Jessica Bulman-Pozen and Miriam Seifter have posted this draft on SSRN (forthcoming, Wisconsin Law Review). Here is the abstract:

Among the threats to American democracy, the most serious may also be the most banal: that future elections will be compromised by quiet changes to the law. State legislators across the country have passed bills that give them power to reject the will of voters. They have established sham audits and investigations. And they have introduced new criminal offenses that undermine professional election administration. Power-shifting legislation, audits, and criminal penalties advertise their fealty to law, but they threaten the franchise and electoral integrity as well as nonpartisan, expert election administration. Because of their ostensibly legal, even legalistic, character, however, these forms of election subversion complicate ordinary judicial countermand. Federal courts, in particular, have foreclosed many of their own means of responding to such measures.
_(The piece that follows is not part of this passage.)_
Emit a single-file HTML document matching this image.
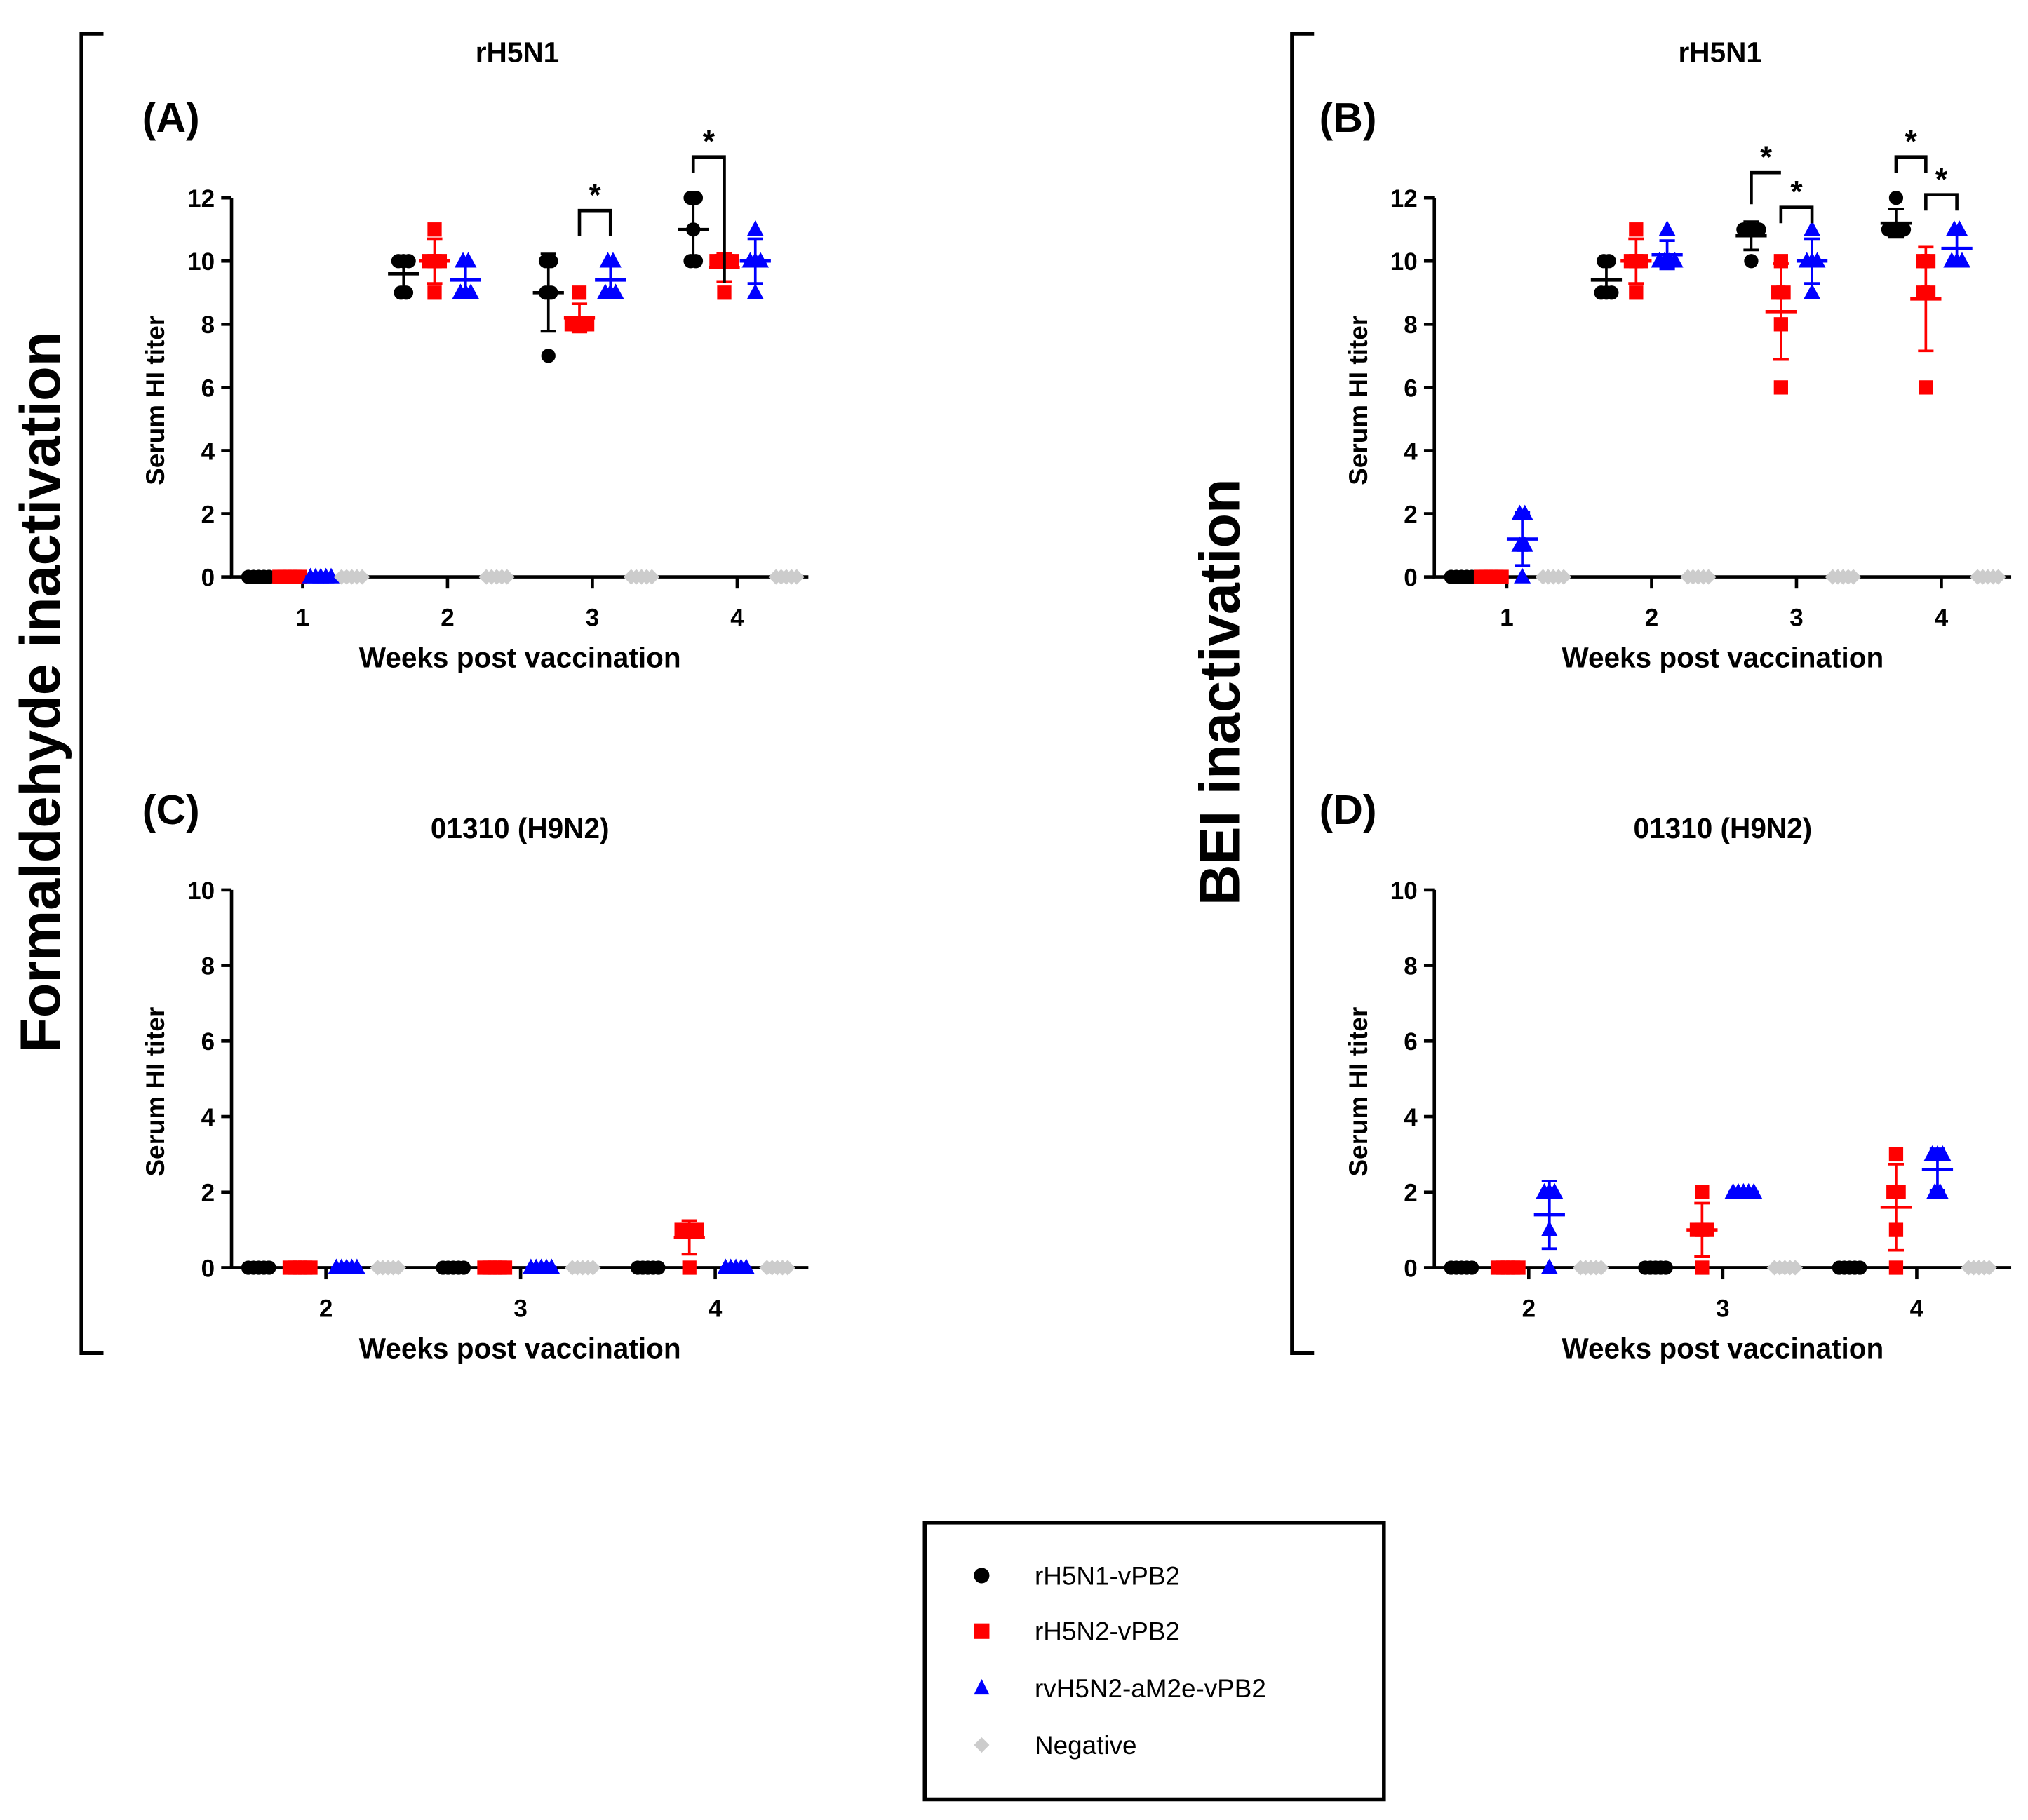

This essay, written for the University of Wisconsin Law School Symposium on Interpretation in the States, describes why state courts are well situated to counter the new election subversion. Building on our prior work exploring the democracy principle in state constitutions, we explain how the text, structure, and history of states’ foundational documents privilege popular sovereignty, majority rule, and political equality. After canvassing emerging threats to elections across the country, we then explain how state courts might apply the democracy principle to address the new election subversion.